Fortunately with this sweet tale of family, second chances and alienation in the Nevada desert, he stays on the right side of the line. Asteroid City (pop. 87) built itself around its asteroid; and the Steenbeck family – photographer father Augie (Jason Schwartzman), teenage son Woodrow (Jake Ryan) and three triplet daughters all named after constellations (Ella, Gracie and Willan Faris) – arrive for a ceremony at which Woodrow and other similarly gifted teenager scientists will receive awards for their work. Among the other families are movie star Midge Campbell (Scarlett Johansson) and her daughter, Dinah (Grace Edwards). Augie’s wife has recently died, a fact he has been unable to bring himself to tell the children, to the dismay of his father-in-law, Stanley (Tom Hanks), while Midge is feeling stuck in her career and wondering about her choices. (Ms. Johansson has spent her entire adult career exploring what it means to move through the world in a body like hers; and it’s admirable how consistently she is able both to have her cake and eat it.) Augie and Midge find themselves drawn to each other, much to their surprise, as do Woodrow and Dinah, to no one’s.

There’s also a general (Jeffrey Wright, who elevates everything he touches), an astronomer (Tilda Swinton), several other parents (Liev Schreiber first among them), the motel manager (Steve Carell), the mechanic (Matt Dillon), a school group of precocious children, their teacher (Maya Hawke, who sounds exactly like her mother) and a stranded Western band headed by Montana (Rupert Friend, whose casting is hilarious, though he doesn’t embarrass himself). But lest you relax at the simplicity of this set-up, “Asteroid City” is actually a play, written by Conrad Earp (Edward Norton) and directed by Schubert Green (Adrien Brody); and the movie is the story of the play as narrated by Bryan Cranston, though with enough backstage interludes to introduce Hong Chau as Schubert’s ex-wife, Willem Dafoe as a dramaturg and Margot Robbie as a role not to be spoiled. It’s a murderer’s row of talent; and no other director working can possibly attract so many big names for such small parts on what were undoubtedly only his terms. And still they came. Milena Canonero, who has four Oscars, did the costumes; Adam Stockhausen did the production design; Robert Yeoman did the cinematography; and Barney Pilling edited it all together into a thoroughly charming confection about what happens when you see something unexpected. Only Richard Linklater comes close in the Western world to having such a playful outlook on animation and how it can be integrated into flesh-and-blood film, but the way in which Mr. Anderson uses his animation to anthropomorphize the impossible (such as the whole of “The Fantastic Mr. Fox”) is entirely his own. All the other aspects of his vision – the framing, surprisingly frank snatches of sexuality, how parents disappoint you, the loneliness of clever children and a sharp eye for minor peril that isn’t so minor after all – are present and correct, but there’s just so much of it. Most movies have so few ideas they don’t know how to complete a third act, but here there’s enough room left over for an epilogue complete with dancing roadrunner (you heard me).

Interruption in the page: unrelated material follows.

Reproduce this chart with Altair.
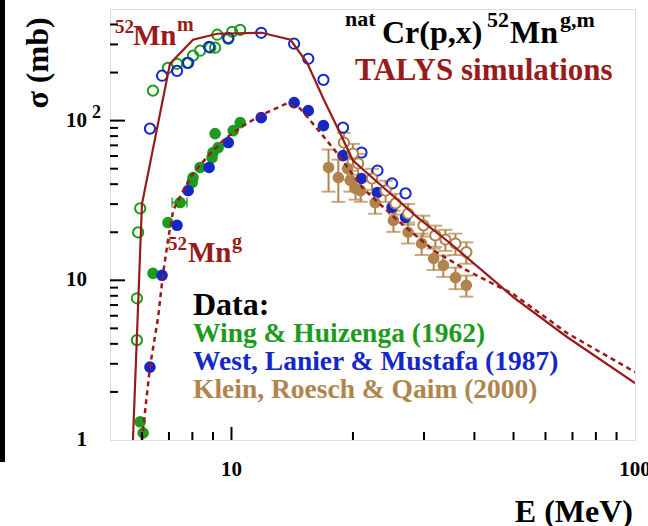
import altair as alt
import pandas as pd

# ---------------- data ----------------
wing_m_E = [5.83, 5.83, 5.87, 5.94, 6.39, 6.96, 7.33, 7.76, 8.03, 8.36, 8.86, 9.11, 9.22, 9.82, 10.04, 10.51]
wing_m_s = [4.22, 7.72, 19.95, 28.2, 154, 214, 227, 230, 255, 274, 286, 286, 345, 325, 360, 370]

wing_g_E = [5.94, 6.04, 6.39, 6.96, 7.46, 7.99, 8.03, 8.36, 8.95, 9.0, 9.27, 9.11, 10.1, 10.51]
wing_g_s = [1.30, 1.106, 11.06, 23.0, 30.7, 41.0, 44.0, 50.9, 58.7, 63.1, 67.8, 82.9, 86.6, 97.2]
wing_xerr_E = [7.46]
wing_xerr_s = [30.7]
wing_xerr_lo = [7.13]
wing_xerr_hi = [7.76]

west_E = [6.28, 6.73, 7.33, 7.81, 8.80, 9.82, 11.85, 14.3, 15.5, 16.9, 18.9, 21.0, 23.0, 25.0, 27.0]
west_m_s = [89.1, 191, 205, 230, 290, 330, 355, 303, 244, 180, 90.4, 63.1, 48.7, 40.4, 35.0]
west_g_s = [2.86, 10.75, 22.1, 36.5, 50.9, 72.9, 104.4, 129.6, 115.5, 93.0, 60.4, 43.4, 35.5, 28.6, 24.8]

klein_g_E = [17.4, 18.4, 19.4, 19.7, 20.3, 20.9, 22.7, 25.2, 27.4, 29.6, 31.7, 33.5, 35.9, 38.2]
klein_g_s = [50.9, 44.0, 50.1, 42.2, 37.6, 36.5, 30.7, 23.7, 20.0, 17.0, 13.7, 12.4, 10.4, 9.3]
klein_g_err = [15, 13, 7.5, 6.3, 5.6, 5.5, 4.6, 3.6, 3.0, 2.6, 2.1, 1.9, 1.6, 1.4]

klein_m_E = [19.0, 20.0, 20.6, 22.3, 24.1, 25.5, 27.4, 29.9, 32.0, 33.9, 35.9, 38.2]
klein_m_s = [72.9, 62.2, 53.9, 43.4, 36.5, 30.3, 26.2, 22.1, 19.1, 18.0, 17.0, 15.0]
klein_m_err = [10.9, 9.3, 8.1, 6.5, 5.5, 4.5, 3.9, 3.3, 2.9, 2.7, 2.6, 2.3]

talys_m_E = [5.7, 6.0, 7.04, 8.03, 9.22, 11.9, 14.0, 15.4, 16.9, 18.6, 20.0, 23.8, 28.9, 34.9, 50, 68, 100]
talys_m_s = [1.0, 30, 227, 321, 350, 355, 321, 230, 137, 83, 56.2, 38.1, 24.8, 17.0, 7.83, 4.40, 2.27]

talys_g_E = [6.0, 6.28, 6.58, 6.77, 6.96, 7.17, 7.55, 8.03, 8.85, 9.65, 10.7, 11.9, 13.7, 14.8, 16.3,
             18.3, 21.2, 25.8, 31.7, 38.4, 50, 68, 100]
talys_g_s = [1.0, 2.86, 5.87, 11.06, 17.8, 27.4, 35.5, 46.6, 62.2, 77.2, 93.0, 109, 128, 119, 89.1,
             62.2, 37.6, 23.7, 15.4, 11.5, 8.18, 4.66, 2.66]

x_major = [10]
x_minor = [6, 7, 8, 9, 20, 30, 40, 50, 60, 70, 80, 90]
y_major = [10, 100]
y_minor = [2, 3, 4, 5, 6, 7, 8, 9, 20, 30, 40, 50, 60, 70, 80, 90, 200, 300, 400]
x_tick_vals = [10, 100]
x_tick_text = ["10", "100"]
y_tick_vals = [1, 10, 100]
y_tick_text = ["1", "10", "10"]

# ---------------- styling ----------------
W, H = 525, 431
FONT = "Liberation Serif"
RED = "#991a1a"
GREEN = "#1e9a1e"
BLUE = "#1428c8"
BROWN = "#b0844c"

xs = alt.Scale(type="log", domain=[5, 100], nice=False)
ys = alt.Scale(type="log", domain=[1, 500], nice=False)


def X(f):
    return alt.X(f, type="quantitative", scale=xs, axis=None)


def Y(f):
    return alt.Y(f, type="quantitative", scale=ys, axis=None)


def df(**kw):
    return pd.DataFrame(kw)


one = df(a=[0])

layers = []

# error bars (Klein)
kg = df(E=klein_g_E, s=klein_g_s, lo=[s - e for s, e in zip(klein_g_s, klein_g_err)],
        hi=[s + e for s, e in zip(klein_g_s, klein_g_err)])
km = df(E=klein_m_E, s=klein_m_s, lo=[s - e for s, e in zip(klein_m_s, klein_m_err)],
        hi=[s + e for s, e in zip(klein_m_s, klein_m_err)])
for d in (kg, km):
    base = alt.Chart(d)
    layers.append(base.mark_rule(color=BROWN, strokeWidth=2).encode(x=X("E"), y=Y("lo"), y2="hi"))
    layers.append(base.mark_tick(color=BROWN, orient="horizontal", size=14, thickness=2)
                  .encode(x=X("E"), y=Y("lo")))
    layers.append(base.mark_tick(color=BROWN, orient="horizontal", size=14, thickness=2)
                  .encode(x=X("E"), y=Y("hi")))

# green x-error bar
wx = df(E=wing_xerr_E, s=wing_xerr_s, lo=wing_xerr_lo, hi=wing_xerr_hi)
layers.append(alt.Chart(wx).mark_rule(color=GREEN, strokeWidth=2).encode(x=X("lo"), x2="hi", y=Y("s")))
layers.append(alt.Chart(wx).mark_tick(color=GREEN, orient="vertical", size=10, thickness=2)
              .encode(x=X("lo"), y=Y("s")))
layers.append(alt.Chart(wx).mark_tick(color=GREEN, orient="vertical", size=10, thickness=2)
              .encode(x=X("hi"), y=Y("s")))


def open_pts(E, s, color, fill=None):
    kw = dict(shape="circle", size=105, strokeWidth=2, color=color, opacity=1)
    if fill:
        kw.update(filled=True, fill=fill, stroke=color)
    else:
        kw.update(filled=False)
    return alt.Chart(df(E=E, s=s)).mark_point(**kw).encode(x=X("E"), y=Y("s"))


def full_pts(E, s, color):
    return alt.Chart(df(E=E, s=s)).mark_circle(size=135, color=color, opacity=1).encode(x=X("E"), y=Y("s"))


layers += [
    open_pts(wing_m_E, wing_m_s, GREEN),
    full_pts(wing_g_E, wing_g_s, GREEN),
    open_pts(west_E, west_m_s, BLUE),
    full_pts(west_E, west_g_s, BLUE),
    open_pts(klein_m_E, klein_m_s, BROWN, fill="white"),
    full_pts(klein_g_E, klein_g_s, BROWN),
]

# TALYS curves
layers.append(alt.Chart(df(E=talys_m_E, s=talys_m_s)).mark_line(color=RED, strokeWidth=2.2, clip=True)
              .encode(x=X("E"), y=Y("s")))
layers.append(alt.Chart(df(E=talys_g_E, s=talys_g_s))
              .mark_line(color=RED, strokeWidth=2.5, strokeDash=[5, 4], clip=True)
              .encode(x=X("E"), y=Y("s")))

# axis ticks (inside the frame)
layers.append(alt.Chart(df(v=x_major)).mark_rule(color="black", strokeWidth=2)
              .encode(x=X("v"), y=alt.value(H), y2=alt.value(H - 13)))
layers.append(alt.Chart(df(v=x_minor)).mark_rule(color="black", strokeWidth=2)
              .encode(x=X("v"), y=alt.value(H), y2=alt.value(H - 8)))
layers.append(alt.Chart(df(v=y_major)).mark_rule(color="black", strokeWidth=2)
              .encode(y=Y("v"), x=alt.value(0), x2=alt.value(15)))
layers.append(alt.Chart(df(v=y_minor)).mark_rule(color="black", strokeWidth=2)
              .encode(y=Y("v"), x=alt.value(0), x2=alt.value(8)))

# tick labels
layers.append(alt.Chart(df(v=y_tick_vals, t=y_tick_text))
              .mark_text(align="right", baseline="middle", font=FONT, fontWeight="bold", fontSize=21, color="black")
              .encode(y=Y("v"), x=alt.value(-23), text="t:N"))
layers.append(alt.Chart(df(v=[100], t=["2"]))
              .mark_text(align="left", baseline="middle", font=FONT, fontWeight="bold", fontSize=18,
                         color="black", dy=-8)
              .encode(y=Y("v"), x=alt.value(-18), text="t:N"))
layers.append(alt.Chart(df(v=x_tick_vals, t=x_tick_text))
              .mark_text(align="center", baseline="middle", font=FONT, fontWeight="bold", fontSize=21, color="black")
              .encode(x=X("v"), y=alt.value(461), text="t:N"))


def label(txt, x, y, size, color="black", align="left", angle=0, baseline="alphabetic"):
    kw = dict(text=txt, align=align, baseline=baseline, font=FONT, fontWeight="bold",
              fontSize=size, color=color)
    if angle:
        kw["angle"] = angle
    return alt.Chart(one).mark_text(**kw).encode(x=alt.value(x), y=alt.value(y))


layers += [
    # axis titles
    label("σ (mb)", -72, 54, 32, angle=270, align="center", baseline="middle"),
    label("E (MeV)", 523, 513, 32, align="right"),
    # 52Mn^m
    label("52", 5, 24, 19, RED),
    label("Mn", 23, 36, 29, RED),
    label("m", 67, 22, 20, RED),
    # 52Mn^g
    label("52", 58, 241, 19, RED),
    label("Mn", 78, 253, 29, RED),
    label("g", 122, 239, 20, RED),
    # title
    label("nat", 235, 17, 22),
    label("Cr(p,x)", 272, 34, 32),
    label("52", 377, 18, 22),
    label("Mn", 400, 34, 32),
    label("g,m", 450, 18, 22),
    label("TALYS simulations", 245, 71, 31, RED),
    # legend
    label("Data:", 83, 306, 32),
    label("Wing & Huizenga (1962)", 83, 333, 27.5, GREEN),
    label("West, Lanier & Mustafa (1987)", 83, 361, 27.5, BLUE),
    label("Klein, Roesch & Qaim (2000)", 83, 389, 27.5, BROWN),
]

# black bar at the far left edge of the picture
layers.append(alt.Chart(one).mark_rule(color="black", strokeWidth=5)
              .encode(x=alt.value(-107.5), y=alt.value(-9), y2=alt.value(453)))

chart = (
    alt.layer(*layers)
    .properties(width=W, height=H, autosize=alt.AutoSizeParams(type="none"),
                padding={"left": 110, "top": 9, "right": 13, "bottom": 86})
    .configure_view(stroke="black", strokeWidth=2)
    .configure(background="white")
)

chart.save("out.html", embed_options={"renderer": "svg", "actions": False})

If things were slightly pared back, would it have been more enjoyable? Has the style flown as high as it can go; and should it come crashing back to earth sooner rather than later? That is the question for Mr. Anderson’s next film – which will be no doubt the turning point of his career, no matter which way he goes – but as it is “Asteroid City” is a moodily joyous confection about the impossible coming true. And when the big scene comes – and you’ll know the one when you see it – the entire cinema will hold its breath, in surprise and sympathy, as they did at the Cannes Film Festival. Let other people complain all they want. Mr. Anderson has the substance to match his style.